The Huskies are down to one regular season game remaining and are now are in a three-way tie for fourth place with the Maine Black Bears and BU. All of the teams have 23 points.
For UConn to have a first-round series at home, they cannot finish lower than eighth. To earn a first-round bye, they must finish no lower than fifth in Hockey East.
The Terriers and Maine each have two games in hand. Maine uses one of those at home against BC on Saturday night (Fox Xollege Sports 7:30 pm) with BU on the road at Merrimack.
They also have to worry about the UMass-Lowell Riverhawks. They are in the Huskies’ rearview mirror behind by just three points in 7th place. They also have two games in hand and will use one of those hosting Providence Saturday night
New Canaan native and Avon Old Farms product, Pat Harper, (58 points in 58 career games) is on the injured shelf.
Terriers are also without giant Jordan Greenway who’s playing for the US Olympic Team who play the OAR team (Olympic Athletes of Russia) at 7 am eggs, bagels and hockey for breakfast perfect.

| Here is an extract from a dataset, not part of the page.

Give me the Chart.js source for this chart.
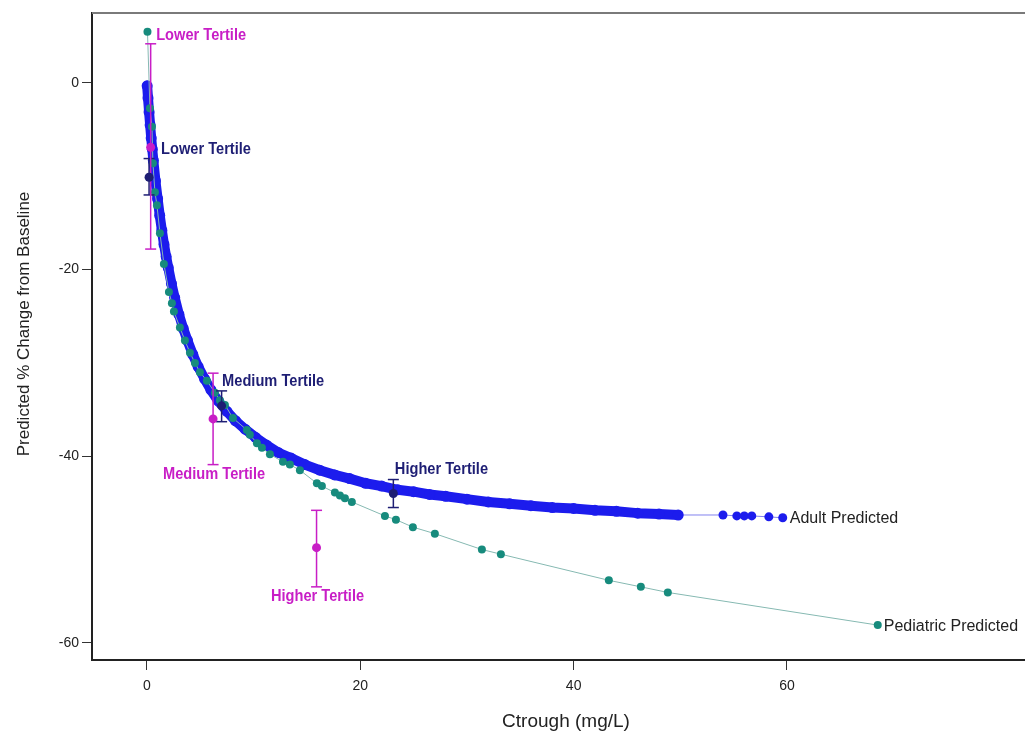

Three other former Terriers are on the US team Matt Gilroy, John McCarthy, and Chris Bourque.
Terriers now lead the series 5-3-2
The Terriers were ranked 20th in the USHCO.com poll, but not in the USA Today/USA Hockey Magazine poll.
The Huskies got a commit for next year in center John Wojciechowski from the Langley Rivermen (BCJHL). The Larchmont, NY center is 6’4, 205 pounds in 52 games has 12 goals 16 assists for 28 points and 35 PM entering the weekend. He will begin matriculating at UConn in the fall.